Affidi e adozioni. Un mondo di cui si parla poco, di cui spesso si conosce poco e si confondono i termini.
Con la professoressa Joëlle Long, associata presso l’Università di Torino, che da oltre vent’anni insegna, svolge ricerca e promuove iniziative di dialogo con la società (public engagement) nel campo del diritto delle persone, della famiglia e dei/delle minori presso l’Università, cerchiamo subito di fare chiarezza sulla differenza fra i due termini che danno il titolo al nostro approfondimento. «Spesso si confondono i due termini, ma c’è una importante differenza di prospettiva nonostante rientrino entrambi nel sostegno alla genitorialità. L’affido prevede un ritorno, quando possibile, nel nucleo famigliare di origine, mentre l’adozione è un qualcosa di definitivo. A ribadire questo aspetto, nell’adozione bisogna rispettare le “usanze” della famiglia di origine».
In Italia a regolamentare questi aspetti c’è una legge quadro, la 184 del 1983. Una legge che ha più di 40 anni e ovviamente oggi la composizione della società è cambiata, anche rapidamente negli ultimi anni. Chiediamo quindi a Long se andrebbe rivista. «Nei principi fondamentali possiamo dire che questa legge è ancora attuale, funziona bene ma avrebbe bisogno di una importante revisione, alla luce delle esigenze dei minori di oggi e di come la società è cambiata. Se quarant’anni fa il concetto di famiglia era inteso in un certo modo, oggi questa visione è cambiata in modo radicale. Non si può pensare che soltanto la famiglia “tradizionale”, sposata secondo i canoni, possa essere una buona famiglia per affidi o adozioni. Una sentenza recentissima della Corte Costituzionale infatti supera già questa norma aprendo ai single, ma soltanto per le adozioni internazionali. Nulla cambia per quelle nazionali o per gli affidi. In questo campo, come in altri, la legge rischia di essere rigida, mentre ogni caso fa storia a sé e andrebbe affrontato singolarmente. Oggi ci sono coppie che convivono che possono essere ottime famiglie e garantire una stabilità nel tempo: l’essere sposati non è sinonimo, sempre, di stabilità. E inoltre manca in modo forte la mancanza di famiglie “classiche” come prevede la legge che si rendano disponibili a impegnarsi in un percorso di affido e/o adozione».
Un mondo molto complesso in cui emergono anche delle “zone grigie”. «Il tema del confine è molto sfuggente, e il legislatore non si fa carico di queste zone grigie. L’affido a esempio a volte non è possibile chiuderlo con un ritorno alla famiglia di origine, anche dopo molto tempo, e questo si trasforma, previa disponibilità e verifiche varie, in un’adozione.
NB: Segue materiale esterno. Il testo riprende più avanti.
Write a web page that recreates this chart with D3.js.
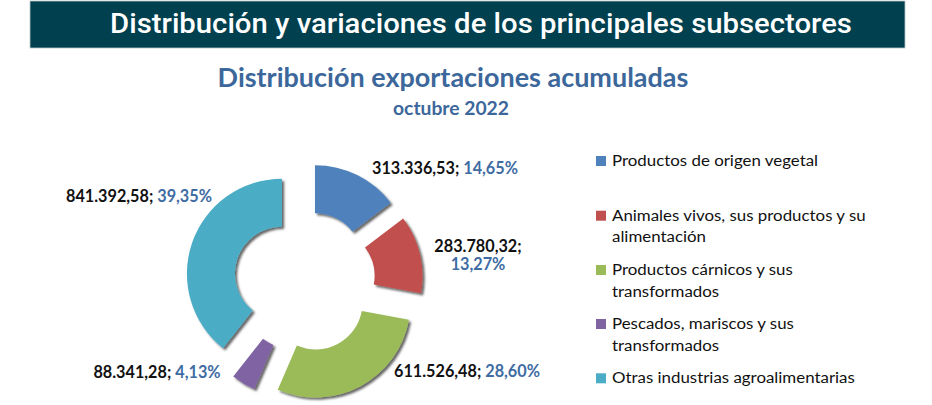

Al tempo stesso un’altra zona grigia non ancora chiaramente normata è quella delle adozioni unite (si riferisce principalmente all’adozione da parte di coppie dello stesso sesso unite civilmente, che in Italia è possibile tramite l’adozione del figlio del partner) oppure delle adozioni aperte in cui si mantengono i rapporti con le famiglie di origine, a volte soltanto a distanza, altre volte con visite, di persona. Ovviamente tutti questi aspetti passano al vaglio delle autorità competenti».
Si discute molto anche dei tempi necessari a svolgere l’iter sia per le adozioni sia per gli affidi, a volte troppo lunghi. «Su questo aspetto mi sento di dover dire che spesso non sono lungaggini inutili. È infatti fondamentale verificare in modo accurato e approfondito i requisiti della famiglia che intraprende questo percorso. Stiamo infatti parlando di rapporti fra persone molto delicati ed è giusto che nessun aspetto venga tralasciato. Nove mesi, tanti quanti il periodo di una gestazione, sono necessari per certificare l’idoneità. Parallelamente ci sono ovviamente delle esagerazioni in alcuni casi, dovuti principalmente alla carenza di personale. Si inizia dai Tribunali per i minori per poi arrivare agli assistenti sociali; e tutti quanti si impegnano nonostante e poche risorse umane disponibili».
Infine, un commento sul calo generalizzato di adozioni e affidi. «A livello delle adozioni internazionali si apre un capitolo a parte. In molti Stati di origine dei bambini la sensibilità è cambiata, il principio di sussidiarietà nella Convenzione dell’Aja prevede infatti l’adozione come ultima possibilità. In altri paesi c’è stata una presa di posizione decisamente contraria al forte flusso delle adozioni. Per quello che riguarda invece il panorama italiano, il calo è dovuto a diversi aspetti di cui abbiamo già accennato prima, in particolare pesa la crisi economica».